Stevens told the Phoenix audience, "In all of these contexts, the ready availability of capital through money market funds lowers the cost of financing. It helps create and maintain jobs, promotes capital investment, helps state and local governments fund their operations, and keeps the wheels of commerce turning."

On floating rate funds and their susceptibility to runs, Stevens explained, "[H]ard experience shows that mutual funds that float their NAV are not immune to redemption pressure. That's clear from the record of floating-value ultra-short bond funds -- they lost half of their assets in the course of 2008. Similarly, French floating-value money market funds, known as tresorerie dynamique funds, lost about 40 percent of their assets in a three-month time span from July 2007 to September 2007. Clearly, the experience of these other funds demonstrates that a fluctuating per-share value would not eliminate the possibility of wholesale redemptions from money market funds during a future crisis."
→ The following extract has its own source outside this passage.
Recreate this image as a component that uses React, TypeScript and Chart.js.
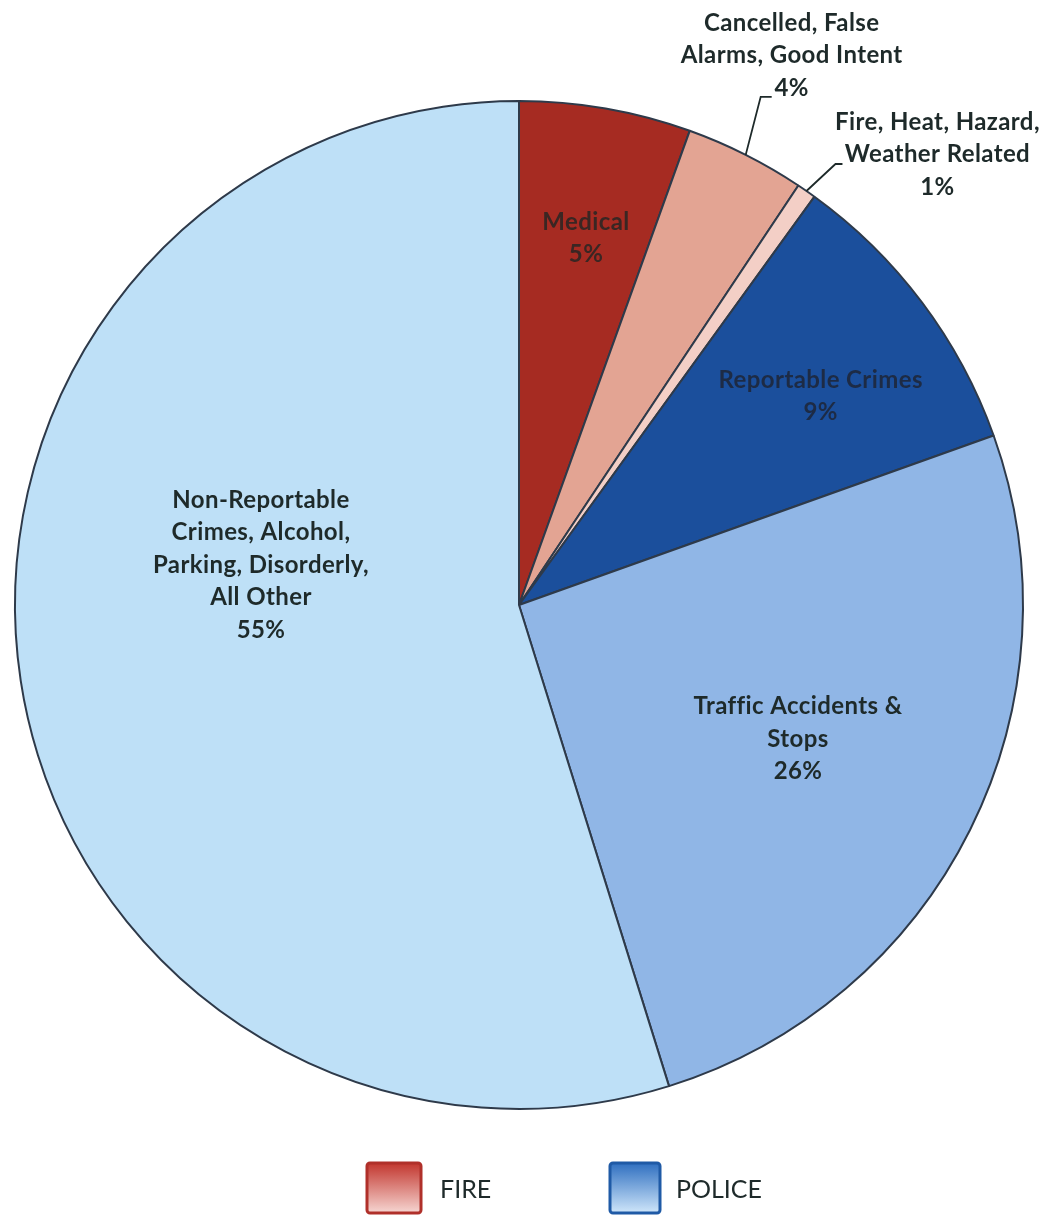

He continued, "Second, the proponents of floating value ignore the severe dislocations that it might cause for investors and issuers -- and, by extension, American businesses and workers. Investors, both retail and institutional, clearly see the advantages of stable-value funds. They've demonstrated that by voting with their dollars. At the end of 2009, there was $2.9 trillion invested in taxable money market funds. By contrast, short-term bond funds held just $184 billion -- despite their higher yields. Money market funds' 15-to-1 advantage in total assets -- at a time when yields on money market funds are razor-thin -- speaks volumes about the needs and preferences of investors."

"A retail investor expects that $1.00 put into a money market fund will count for $1.00 when writing a check or making a withdrawal. If money market funds lose their stable value, retail investors who want a stable-value cash investment will have no alternative but to use bank accounts -- by no means an ideal substitute. Institutional investors already have many alternatives. But they stick with money market funds in large part because a floating-value fund would mean constant accounting and tax headaches. In such funds, investors must track realized or unrealized capital gains and losses in their position and conduct detailed recordkeeping when there are changes in the value of their money market fund investments," he added.

Stevens said, "So if regulators forced money market funds to abandon their stable $1.00 value, institutional investors would leave.... Indeed, many institutions are required by law or by investment policy to keep cash in stable-value accounts. And where would they go? Banks might seem to be the obvious winners. But banks don't want large institutional deposits. In fact, banks now 'sweep' institutional deposits off of their books and into money market funds and other short-term instruments, so that the banks can avoid carrying large demand balances. Wiping out stable-value money market funds won't make banks any more eager to assume those liabilities."

He explained, "Instead, institutions that want or require stable value would probably turn to the true 'shadow banking system' -- private pools, here and overseas, that promise to maintain a fixed price. These alternatives would neither be registered with the SEC nor subject to regulation under the Investment Company Act 1940, including Rule 2a-7. They would not assure investors the same protections that money market funds do with respect to credit quality, maturity, liquidity, and other aspects of portfolio management. Investors will be more likely -- not less -- to withdraw their assets from such funds in a future crisis."

Finally, Stevens said, "Given this analysis, it came as no surprise to us that investors, the businesses and municipalities that depend on these funds, and consumer advocates all have spoken out against floating the value of money market funds. Out of more than 120 comment letters filed with the SEC, the ones that favored floating values could be counted on the fingers of one hand. By contrast, scores of letters opposed this idea, from writers as disparate as the American Public Power Association, the city of Brookfield, Wisconsin, the National Association of State Treasurers, AARP, and the Consumer Federation of America -- not to mention individual investors strongly opposed to changing the fundamental nature of this product."